** BEGIN **

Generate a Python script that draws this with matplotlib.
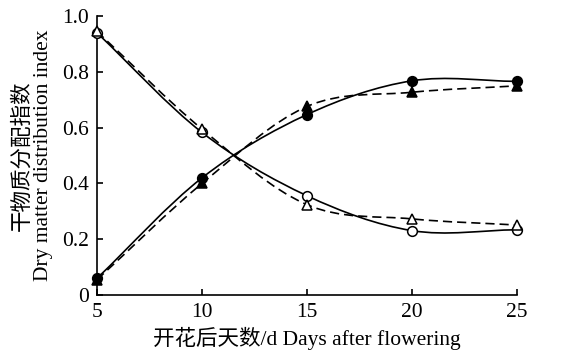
import numpy as np
import matplotlib
matplotlib.use("Agg")
import matplotlib.pyplot as plt
from matplotlib.path import Path
from matplotlib.patches import PathPatch

plt.rcParams['font.family'] = ['Liberation Serif', 'Noto Sans CJK SC']

days = [5, 10, 15, 20, 25]
# filled markers: rising series, open markers: falling series
solid_fill = [0.06, 0.42, 0.647, 0.768, 0.766]
dash_fill = [0.055, 0.40, 0.676, 0.727, 0.750]
solid_open = [0.940, 0.583, 0.356, 0.231, 0.234]
dash_open = [0.945, 0.595, 0.324, 0.273, 0.251]


def smooth_path(x, y):
    # Catmull-Rom curve through the points, written as cubic Bezier segments
    x = np.asarray(x, float)
    y = np.asarray(y, float)
    pts = np.column_stack([x, y])
    ext = np.vstack([pts[0] - (pts[1] - pts[0]), pts, pts[-1] + (pts[-1] - pts[-2])])
    verts = [tuple(pts[0])]
    codes = [Path.MOVETO]
    for i in range(1, len(ext) - 2):
        p0, p1, p2, p3 = ext[i - 1], ext[i], ext[i + 1], ext[i + 2]
        c1 = p1 + (p2 - p0) / 6.0
        c2 = p2 - (p3 - p1) / 6.0
        verts += [tuple(c1), tuple(c2), tuple(p2)]
        codes += [Path.CURVE4] * 3
    return Path(verts, codes)


fig = plt.figure(figsize=(5.69, 3.5), dpi=100)
ax = fig.add_axes([0.1705, 0.157, 0.738, 0.797])

series = [
    (solid_fill, '-', 'o', 'black'),
    (dash_fill, '--', '^', 'black'),
    (solid_open, '-', 'o', 'white'),
    (dash_open, '--', '^', 'white'),
]
for vals, ls, mk, fc in series:
    patch = PathPatch(smooth_path(days, vals), facecolor='none', edgecolor='black',
                      lw=1.2, transform=ax.transData, clip_on=False)
    if ls == '--':
        patch.set_linestyle((0, (5.5, 3)))
    ax.add_patch(patch)
    ax.plot(days, vals, ls='none', marker=mk, ms=7, mfc=fc, mec='black',
            mew=1.1, clip_on=False, zorder=3)

ax.set_xlim(5, 25)
ax.set_ylim(0, 1.0)
ax.set_xticks(days)
ax.set_yticks([0, 0.2, 0.4, 0.6, 0.8, 1.0])
ax.set_yticklabels(['0', '0.2', '0.4', '0.6', '0.8', '1.0'])
ax.spines['top'].set_visible(False)
ax.spines['right'].set_visible(False)
for s in ['left', 'bottom']:
    ax.spines[s].set_linewidth(1.2)
ax.tick_params(direction='in', length=4, width=1.2, labelsize=15.5)
ax.tick_params(axis='y', pad=6)
ax.tick_params(axis='x', pad=6)

ax.set_xlabel('开花后天数/d Days after flowering', fontsize=15.5, labelpad=3)
ax.set_ylabel('干物质分配指数\nDry matter distribution index', fontsize=15.5,
              labelpad=6, linespacing=1.15)

fig.savefig('out.png', dpi=100)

** END **

■ AIM ■
Copy nothing but the lines from the top of the data down to the line containing "plt.rcParams['font.family'] = ['Liberation", and leave the pictures out.

■ TASK ANSWER ■
Generate a Python script that draws this with matplotlib.
import numpy as np
import matplotlib
matplotlib.use("Agg")
import matplotlib.pyplot as plt
from matplotlib.path import Path
from matplotlib.patches import PathPatch

plt.rcParams['font.family'] = ['Liberation Serif', 'Noto Sans CJK SC']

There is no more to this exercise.